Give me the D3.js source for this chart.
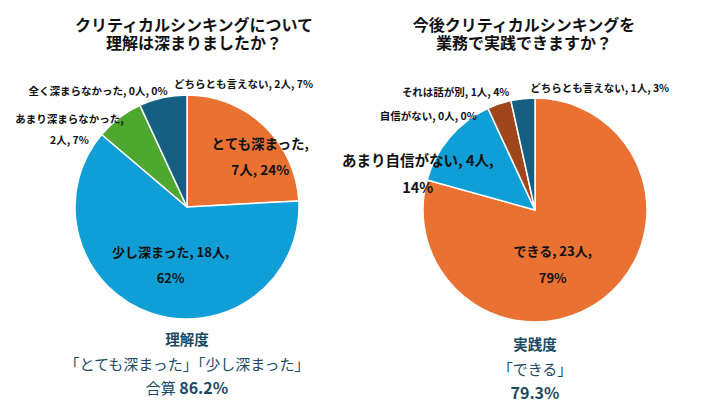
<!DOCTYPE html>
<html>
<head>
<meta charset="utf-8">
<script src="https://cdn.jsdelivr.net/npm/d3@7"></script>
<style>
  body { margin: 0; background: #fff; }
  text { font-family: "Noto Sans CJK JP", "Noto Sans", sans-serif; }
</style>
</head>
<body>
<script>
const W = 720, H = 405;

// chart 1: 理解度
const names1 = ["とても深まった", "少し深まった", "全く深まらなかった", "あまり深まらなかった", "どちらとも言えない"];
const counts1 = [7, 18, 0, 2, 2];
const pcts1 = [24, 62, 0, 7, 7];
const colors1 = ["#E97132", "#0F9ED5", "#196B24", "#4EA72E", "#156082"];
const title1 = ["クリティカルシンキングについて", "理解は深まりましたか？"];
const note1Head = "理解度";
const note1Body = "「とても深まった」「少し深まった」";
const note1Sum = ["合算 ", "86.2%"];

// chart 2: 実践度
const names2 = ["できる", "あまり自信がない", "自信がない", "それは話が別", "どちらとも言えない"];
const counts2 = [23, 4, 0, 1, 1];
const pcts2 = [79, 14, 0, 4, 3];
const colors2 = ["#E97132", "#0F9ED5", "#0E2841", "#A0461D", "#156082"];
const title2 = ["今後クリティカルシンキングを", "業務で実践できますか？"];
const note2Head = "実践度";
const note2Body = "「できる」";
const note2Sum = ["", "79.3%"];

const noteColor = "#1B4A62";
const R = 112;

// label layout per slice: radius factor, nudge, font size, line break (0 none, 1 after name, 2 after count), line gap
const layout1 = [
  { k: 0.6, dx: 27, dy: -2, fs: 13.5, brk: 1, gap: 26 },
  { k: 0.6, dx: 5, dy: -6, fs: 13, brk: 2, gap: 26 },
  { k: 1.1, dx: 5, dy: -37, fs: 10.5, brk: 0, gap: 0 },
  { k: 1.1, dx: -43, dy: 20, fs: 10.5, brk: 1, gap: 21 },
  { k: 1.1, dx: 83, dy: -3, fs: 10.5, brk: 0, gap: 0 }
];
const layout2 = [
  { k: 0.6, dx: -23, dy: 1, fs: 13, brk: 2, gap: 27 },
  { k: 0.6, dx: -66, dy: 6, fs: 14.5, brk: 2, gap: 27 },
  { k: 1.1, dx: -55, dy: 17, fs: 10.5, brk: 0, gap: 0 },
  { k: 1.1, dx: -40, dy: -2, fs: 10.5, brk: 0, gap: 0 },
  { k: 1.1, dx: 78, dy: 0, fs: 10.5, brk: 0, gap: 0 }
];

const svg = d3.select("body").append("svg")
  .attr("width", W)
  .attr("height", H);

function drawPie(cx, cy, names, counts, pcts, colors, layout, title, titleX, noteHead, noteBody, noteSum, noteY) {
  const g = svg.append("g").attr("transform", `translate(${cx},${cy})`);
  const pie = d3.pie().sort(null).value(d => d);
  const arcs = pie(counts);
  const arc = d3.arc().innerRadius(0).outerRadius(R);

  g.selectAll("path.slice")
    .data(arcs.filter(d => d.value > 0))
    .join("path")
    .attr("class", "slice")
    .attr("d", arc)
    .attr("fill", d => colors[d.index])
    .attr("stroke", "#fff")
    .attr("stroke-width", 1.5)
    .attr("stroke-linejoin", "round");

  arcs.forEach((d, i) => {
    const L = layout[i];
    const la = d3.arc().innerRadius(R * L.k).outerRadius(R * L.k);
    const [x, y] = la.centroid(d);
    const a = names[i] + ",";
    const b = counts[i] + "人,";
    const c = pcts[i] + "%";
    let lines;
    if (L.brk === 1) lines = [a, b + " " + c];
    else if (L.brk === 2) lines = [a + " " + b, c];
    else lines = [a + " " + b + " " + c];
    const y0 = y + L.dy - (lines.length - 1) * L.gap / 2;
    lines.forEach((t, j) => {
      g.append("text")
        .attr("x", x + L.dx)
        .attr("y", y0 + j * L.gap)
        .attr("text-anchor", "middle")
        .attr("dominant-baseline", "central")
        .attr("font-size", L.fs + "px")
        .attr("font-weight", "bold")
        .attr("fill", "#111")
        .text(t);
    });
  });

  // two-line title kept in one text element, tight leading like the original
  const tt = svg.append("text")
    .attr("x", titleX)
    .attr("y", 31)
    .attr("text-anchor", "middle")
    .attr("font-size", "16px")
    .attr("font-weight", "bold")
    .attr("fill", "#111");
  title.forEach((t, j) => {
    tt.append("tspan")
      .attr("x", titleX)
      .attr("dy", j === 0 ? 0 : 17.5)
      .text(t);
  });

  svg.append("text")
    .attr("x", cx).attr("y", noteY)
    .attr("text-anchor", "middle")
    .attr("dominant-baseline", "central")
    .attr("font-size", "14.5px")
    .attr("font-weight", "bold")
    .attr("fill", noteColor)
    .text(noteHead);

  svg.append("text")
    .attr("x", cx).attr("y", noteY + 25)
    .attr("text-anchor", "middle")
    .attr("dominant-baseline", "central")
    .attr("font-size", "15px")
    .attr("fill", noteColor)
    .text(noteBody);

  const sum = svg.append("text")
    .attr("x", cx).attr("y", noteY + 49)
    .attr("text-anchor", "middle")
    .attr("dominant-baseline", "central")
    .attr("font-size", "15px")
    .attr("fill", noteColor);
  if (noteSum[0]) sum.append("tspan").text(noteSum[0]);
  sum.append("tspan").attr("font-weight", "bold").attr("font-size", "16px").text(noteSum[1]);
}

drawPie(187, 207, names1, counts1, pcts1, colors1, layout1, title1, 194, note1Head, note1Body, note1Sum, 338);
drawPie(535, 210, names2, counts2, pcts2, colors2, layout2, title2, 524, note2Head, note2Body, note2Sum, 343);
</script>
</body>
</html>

________________________

> **GIVEN PROBLEM**:
Repeat all the data as it stands, dropping any images it holds.

> **CORRECT RESPONSE**:
Give me the D3.js source for this chart.
<!DOCTYPE html>
<html>
<head>
<meta charset="utf-8">
<script src="https://cdn.jsdelivr.net/npm/d3@7"></script>
<style>
  body { margin: 0; background: #fff; }
  text { font-family: "Noto Sans CJK JP", "Noto Sans", sans-serif; }
</style>
</head>
<body>
<script>
const W = 720, H = 405;

// chart 1: 理解度
const names1 = ["とても深まった", "少し深まった", "全く深まらなかった", "あまり深まらなかった", "どちらとも言えない"];
const counts1 = [7, 18, 0, 2, 2];
const pcts1 = [24, 62, 0, 7, 7];
const colors1 = ["#E97132", "#0F9ED5", "#196B24", "#4EA72E", "#156082"];
const title1 = ["クリティカルシンキングについて", "理解は深まりましたか？"];
const note1Head = "理解度";
const note1Body = "「とても深まった」「少し深まった」";
const note1Sum = ["合算 ", "86.2%"];

// chart 2: 実践度
const names2 = ["できる", "あまり自信がない", "自信がない", "それは話が別", "どちらとも言えない"];
const counts2 = [23, 4, 0, 1, 1];
const pcts2 = [79, 14, 0, 4, 3];
const colors2 = ["#E97132", "#0F9ED5", "#0E2841", "#A0461D", "#156082"];
const title2 = ["今後クリティカルシンキングを", "業務で実践できますか？"];
const note2Head = "実践度";
const note2Body = "「できる」";
const note2Sum = ["", "79.3%"];

const noteColor = "#1B4A62";
const R = 112;

// label layout per slice: radius factor, nudge, font size, line break (0 none, 1 after name, 2 after count), line gap
const layout1 = [
  { k: 0.6, dx: 27, dy: -2, fs: 13.5, brk: 1, gap: 26 },
  { k: 0.6, dx: 5, dy: -6, fs: 13, brk: 2, gap: 26 },
  { k: 1.1, dx: 5, dy: -37, fs: 10.5, brk: 0, gap: 0 },
  { k: 1.1, dx: -43, dy: 20, fs: 10.5, brk: 1, gap: 21 },
  { k: 1.1, dx: 83, dy: -3, fs: 10.5, brk: 0, gap: 0 }
];
const layout2 = [
  { k: 0.6, dx: -23, dy: 1, fs: 13, brk: 2, gap: 27 },
  { k: 0.6, dx: -66, dy: 6, fs: 14.5, brk: 2, gap: 27 },
  { k: 1.1, dx: -55, dy: 17, fs: 10.5, brk: 0, gap: 0 },
  { k: 1.1, dx: -40, dy: -2, fs: 10.5, brk: 0, gap: 0 },
  { k: 1.1, dx: 78, dy: 0, fs: 10.5, brk: 0, gap: 0 }
];

const svg = d3.select("body").append("svg")
  .attr("width", W)
  .attr("height", H);

function drawPie(cx, cy, names, counts, pcts, colors, layout, title, titleX, noteHead, noteBody, noteSum, noteY) {
  const g = svg.append("g").attr("transform", `translate(${cx},${cy})`);
  const pie = d3.pie().sort(null).value(d => d);
  const arcs = pie(counts);
  const arc = d3.arc().innerRadius(0).outerRadius(R);

  g.selectAll("path.slice")
    .data(arcs.filter(d => d.value > 0))
    .join("path")
    .attr("class", "slice")
    .attr("d", arc)
    .attr("fill", d => colors[d.index])
    .attr("stroke", "#fff")
    .attr("stroke-width", 1.5)
    .attr("stroke-linejoin", "round");

  arcs.forEach((d, i) => {
    const L = layout[i];
    const la = d3.arc().innerRadius(R * L.k).outerRadius(R * L.k);
    const [x, y] = la.centroid(d);
    const a = names[i] + ",";
    const b = counts[i] + "人,";
    const c = pcts[i] + "%";
    let lines;
    if (L.brk === 1) lines = [a, b + " " + c];
    else if (L.brk === 2) lines = [a + " " + b, c];
    else lines = [a + " " + b + " " + c];
    const y0 = y + L.dy - (lines.length - 1) * L.gap / 2;
    lines.forEach((t, j) => {
      g.append("text")
        .attr("x", x + L.dx)
        .attr("y", y0 + j * L.gap)
        .attr("text-anchor", "middle")
        .attr("dominant-baseline", "central")
        .attr("font-size", L.fs + "px")
        .attr("font-weight", "bold")
        .attr("fill", "#111")
        .text(t);
    });
  });

  // two-line title kept in one text element, tight leading like the original
  const tt = svg.append("text")
    .attr("x", titleX)
    .attr("y", 31)
    .attr("text-anchor", "middle")
    .attr("font-size", "16px")
    .attr("font-weight", "bold")
    .attr("fill", "#111");
  title.forEach((t, j) => {
    tt.append("tspan")
      .attr("x", titleX)
      .attr("dy", j === 0 ? 0 : 17.5)
      .text(t);
  });

  svg.append("text")
    .attr("x", cx).attr("y", noteY)
    .attr("text-anchor", "middle")
    .attr("dominant-baseline", "central")
    .attr("font-size", "14.5px")
    .attr("font-weight", "bold")
    .attr("fill", noteColor)
    .text(noteHead);

  svg.append("text")
    .attr("x", cx).attr("y", noteY + 25)
    .attr("text-anchor", "middle")
    .attr("dominant-baseline", "central")
    .attr("font-size", "15px")
    .attr("fill", noteColor)
    .text(noteBody);

  const sum = svg.append("text")
    .attr("x", cx).attr("y", noteY + 49)
    .attr("text-anchor", "middle")
    .attr("dominant-baseline", "central")
    .attr("font-size", "15px")
    .attr("fill", noteColor);
  if (noteSum[0]) sum.append("tspan").text(noteSum[0]);
  sum.append("tspan").attr("font-weight", "bold").attr("font-size", "16px").text(noteSum[1]);
}

drawPie(187, 207, names1, counts1, pcts1, colors1, layout1, title1, 194, note1Head, note1Body, note1Sum, 338);
drawPie(535, 210, names2, counts2, pcts2, colors2, layout2, title2, 524, note2Head, note2Body, note2Sum, 343);
</script>
</body>
</html>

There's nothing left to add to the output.